FARGO, N.D. (AP) - Thousands of logos depicting an American Indian warrior will remain inside the University of North Dakota's hockey and basketball arenas under a reworked agreement announced Wednesday by the NCAA and the state's attorney general.
The agreement comes in a decades-old controversy that has included lawsuits, legislation, NCAA threats and a statewide vote about whether the school's Fighting Sioux nickname and Indian-head logo were insensitive to local tribes.
The state Board of Higher Education had ordered the school this summer to drop the nickname and moniker to abide by a 2007 agreement with the NCAA. But that plan called for all Sioux logos to be removed from the two arenas, which have thousands of the logos - including on brass medallions on chairs and a 10-foot sketch in the hockey arena's granite floor.
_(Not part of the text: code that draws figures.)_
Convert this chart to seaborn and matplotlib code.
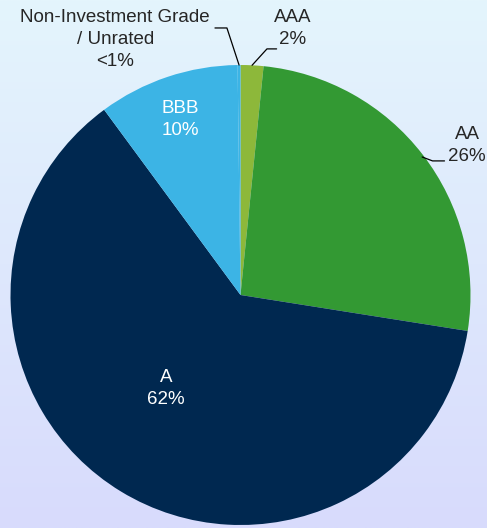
import numpy as np
import matplotlib
matplotlib.use("Agg")
import matplotlib.pyplot as plt
import seaborn as sns

# data
ratings = ["AAA", "AA", "A", "BBB", "Non-Investment Grade\n/ Unrated"]
shares = [1.6, 25.9, 62.4, 9.9, 0.2]
share_labels = ["2%", "26%", "62%", "10%", "<1%"]
colors = ["#8DB83A", "#339933", "#002850", "#3CB4E5", "#3CB4E5"]

sns.set_theme(style="white")
plt.rcParams['font.family'] = ['Liberation Sans', 'DejaVu Sans']

fig = plt.figure(figsize=(4.87, 5.28), dpi=100)

# gradient background
bg = fig.add_axes([0, 0, 1, 1], zorder=-1)
top = np.array([228, 245, 252]) / 255
bottom = np.array([216, 219, 253]) / 255
t = np.linspace(0, 1, 256)[:, None]
grad = (top * (1 - t) + bottom * t)[:, None, :]
bg.imshow(grad, aspect='auto', extent=[0, 1, 0, 1])
bg.axis('off')

# pie axes: center ~ (240.5, 295) px, radius ~230 px
ax = fig.add_axes([10.5 / 487, 3 / 528, 460 / 487, 460 / 528])
ax.patch.set_alpha(0)
wedges, _ = ax.pie(shares, colors=colors, startangle=90, counterclock=False,
                   radius=1, wedgeprops=dict(linewidth=0))
ax.set_xlim(-1, 1)
ax.set_ylim(-1, 1)
ax.set_aspect('equal')
ax.axis('off')

fs = 13.5
ls = 1.38


def mid_point(w, r=1.0):
    ang = np.deg2rad((w.theta1 + w.theta2) / 2)
    return r * np.cos(ang), r * np.sin(ang)


# inside labels (white)
ax.text(-0.263, 0.763, f"{ratings[3]}\n{share_labels[3]}", color="white",
        ha="center", va="center", fontsize=fs, linespacing=ls)
ax.text(-0.324, -0.408, f"{ratings[2]}\n{share_labels[2]}", color="white",
        ha="center", va="center", fontsize=fs, linespacing=ls)

# outside labels with leader lines
# AA
px, py = 0.79, 0.60
ax.plot([px, 0.835, 0.887], [py, 0.583, 0.583], color="black", lw=0.9, clip_on=False)
ax.text(0.985, 0.648, f"{ratings[1]}\n{share_labels[1]}", ha="center", va="center",
        fontsize=fs, linespacing=ls)

# AAA
px, py = mid_point(wedges[0])
ax.plot([px, 0.115, 0.157], [py, 1.070, 1.070], color="black", lw=0.9, clip_on=False)
ax.text(0.228, 1.157, f"{ratings[0]}\n{share_labels[0]}", ha="center", va="center",
        fontsize=fs, linespacing=ls)

# Non-investment grade
px, py = mid_point(wedges[4])
ax.plot([px, -0.059, -0.111], [py, 1.161, 1.161], color="black", lw=0.9, clip_on=False)
ax.text(-0.545, 1.109, f"{ratings[4]}\n{share_labels[4]}", ha="center", va="center",
        fontsize=fs, linespacing=ls)

fig.savefig("out.png", dpi=100)
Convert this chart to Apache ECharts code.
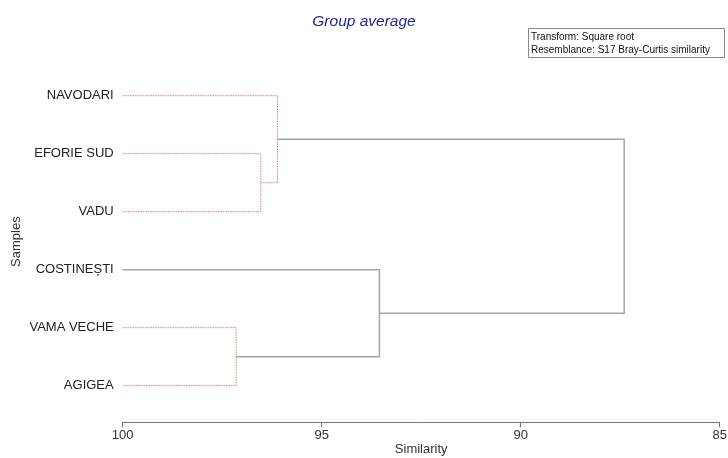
<!DOCTYPE html>
<html>
<head>
<meta charset="utf-8">
<script src="https://cdn.jsdelivr.net/npm/echarts@6/dist/echarts.min.js"></script>
<style>
  html, body { margin: 0; padding: 0; background: #fff; }
  #chart { width: 728px; height: 458px; }
</style>
</head>
<body>
<div id="chart"></div>
<script>
// Samples, top to bottom
var samples = ['NAVODARI', 'EFORIE SUD', 'VADU', 'COSTINEȘTI', 'VAMA VECHE', 'AGIGEA'];
// Linkage: child A, child B (0-5 = samples, 6+ = earlier merges), similarity (%)
var mergeA = [1, 0, 4, 3, 7];
var mergeB = [2, 6, 5, 8, 9];
var mergeSim = [96.53, 96.11, 97.15, 93.55, 87.40];
// Merges whose structure is not supported (drawn red dotted)
var unsupported = [1, 1, 1, 0, 0];
var simTicks = [100, 95, 90, 85];

// Node positions: x = similarity, y = sample index (merges at the mean of children)
var nodeX = samples.map(function () { return 100; });
var nodeY = samples.map(function (_, i) { return i; });
var brackets = [];
for (var m = 0; m < mergeSim.length; m++) {
  var a = mergeA[m], b = mergeB[m], h = mergeSim[m];
  // [childA x, childA y, merge similarity, childB y, childB x, unsupported]
  brackets.push([nodeX[a], nodeY[a], h, nodeY[b], nodeX[b], unsupported[m]]);
  nodeX.push(h);
  nodeY.push((nodeY[a] + nodeY[b]) / 2);
}

function renderBracket(params, api) {
  var p0 = api.coord([api.value(0), api.value(1)]);
  var p1 = api.coord([api.value(2), api.value(1)]);
  var p2 = api.coord([api.value(2), api.value(3)]);
  var p3 = api.coord([api.value(4), api.value(3)]);
  var red = api.value(5) === 1;
  return {
    type: 'polyline',
    shape: { points: [p0, p1, p2, p3] },
    z2: red ? 2 : 1,
    style: red
      ? { fill: null, stroke: '#e07c7c', lineWidth: 1, lineDash: [1.5, 1] }
      : { fill: null, stroke: '#a6a6a6', lineWidth: 1.5 }
  };
}

var chart = echarts.init(document.getElementById('chart'), null, { renderer: 'canvas' });
chart.setOption({
  animation: false,
  backgroundColor: '#ffffff',
  title: {
    text: 'Group average',
    left: 'center',
    top: 9,
    textStyle: { fontFamily: 'Liberation Sans', fontStyle: 'italic', fontWeight: 'normal', fontSize: 15.5, color: '#23239b' }
  },
  graphic: [
    {
      type: 'rect',
      shape: { x: 528.5, y: 28.5, width: 196, height: 29 },
      style: { fill: '#fff', stroke: '#8a8a8a', lineWidth: 1 }
    },
    {
      type: 'text',
      x: 531, y: 31,
      style: {
        text: 'Transform: Square root\nResemblance: S17 Bray-Curtis similarity',
        font: '10px "Liberation Sans"',
        lineHeight: 12.5,
        fill: '#111'
      }
    }
  ],
  grid: { left: 122.7, right: 8.3, top: 60.9, bottom: 35.7, containLabel: false, outerBoundsMode: 'none' },
  xAxis: {
    type: 'value',
    inverse: true,
    min: 85,
    max: 100,
    interval: 5,
    name: 'Similarity',
    nameLocation: 'middle',
    nameGap: 21,
    nameMoveOverlap: false,
    nameTextStyle: { fontFamily: 'Liberation Sans', fontSize: 13, color: '#333' },
    axisLine: { show: true, onZero: false, lineStyle: { color: '#777', width: 1 } },
    axisTick: { show: true, length: 5, lineStyle: { color: '#777' } },
    axisLabel: {
      fontFamily: 'Liberation Sans', fontSize: 13, color: '#333', margin: 7,
      formatter: function (v) { return simTicks.indexOf(v) >= 0 ? String(v) : ''; }
    },
    splitLine: { show: false }
  },
  yAxis: {
    type: 'value',
    inverse: true,
    min: -0.6,
    max: 5.631,
    name: 'Samples',
    nameLocation: 'middle',
    nameGap: 100,
    nameRotate: 90,
    nameMoveOverlap: false,
    nameTextStyle: { fontFamily: 'Liberation Sans', fontSize: 13, color: '#333' },
    axisLine: { show: false, onZero: false },
    axisTick: { show: false },
    splitLine: { show: false },
    axisLabel: {
      customValues: samples.map(function (_, i) { return i; }),
      fontFamily: 'Liberation Sans', fontSize: 13, color: '#222', margin: 9,
      formatter: function (v) { return samples[Math.round(v)]; }
    }
  },
  series: [{
    type: 'custom',
    silent: true,
    renderItem: renderBracket,
    encode: { x: [0, 2, 4], y: [1, 3] },
    data: brackets
  }]
});
</script>
</body>
</html>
The new plan allows that imagery to stay, though six signs that say ``Home of the Fighting Sioux'' must be removed so the school will be in NCAA compliance and able to host post-season sporting events at its Grand Forks campus, Attorney General Wayne Stenehjem said. The logo also won't be replaced when it wears out in carpeting.
``I am very pleased that the NCAA was willing to show flexibility in its policy,'' Stenehjem said, adding that the overwhelming statewide vote against retaining the nickname and the expense of removing the logos were key factors in the negotiations.
University President Robert Kelley also praised the agreement, calling it ``a good resolution.''
The agreement applies to the hockey arena, the Ralph Engelstad Arena, and the attached Betty Engelstad Sioux Center, where basketball, volleyball and soccer are played. It also allows the school to create a commemorative wall within the athletic complex depicting the history of the Sioux Nation and its contributions to the state.
``The agreement by Ralph Engelstad Arena to reduce the nickname and Native American mascot imagery, and to place the imagery in an historic context, is consistent with the NCAA policy for the University of North Dakota to host NCAA championship events at that site,'' the NCAA said in a statement.
Arena manager Jody Hodgson said he needed to discuss the new plan with his board of directors, saying they were encouraged but ``we're still kind of soaking it in and considering what the implications are.''
The hockey arena is named after alumnus and former goaltender Ralph Engelstad, a property developer and casino owner who donated $100 million to finance the 400,000-square-foot arena. Before his death in 2002, he'd told state higher education board he would withdraw his support if the nickname were changed. The arena opened in October 2001, and the Betty Engelstad Sioux Center, named for his wife, opened in 2004.
The debate over the Fighting Sioux nickname heated up in 2005, when the NCAA listed 19 schools with American Indian nicknames, logos and mascots it deemed to be ``hostile and abusive.''
The NCAA allowed some schools to keep such nicknames provided they received tribal support. But in the University of North Dakota's case, the Spirit Lake Sioux tribe endorsed using the nickname and logo, but The Standing Rock Sioux's tribal council didn't. The university sued the NCAA, which eventually led to the settlement agreement.
A state law requiring the school to keep the moniker was repealed eight months after it took effect in 2011, after the NCAA refused to budge on sanctions. Then ardent nickname supporters gathered enough signatures to put the issue on the June 2012 ballot, but two-thirds of voters said the nickname should go.
The Legislature has determined that a new nickname cannot be chosen for three years.
``We are pleased to bring this matter to closure,'' said Ham Shirvani, who recently took over as chancellor of the North Dakota university system.
The chairman of the Standing Rock tribal council didn't return an after-hours phone message seeking comment Wednesday.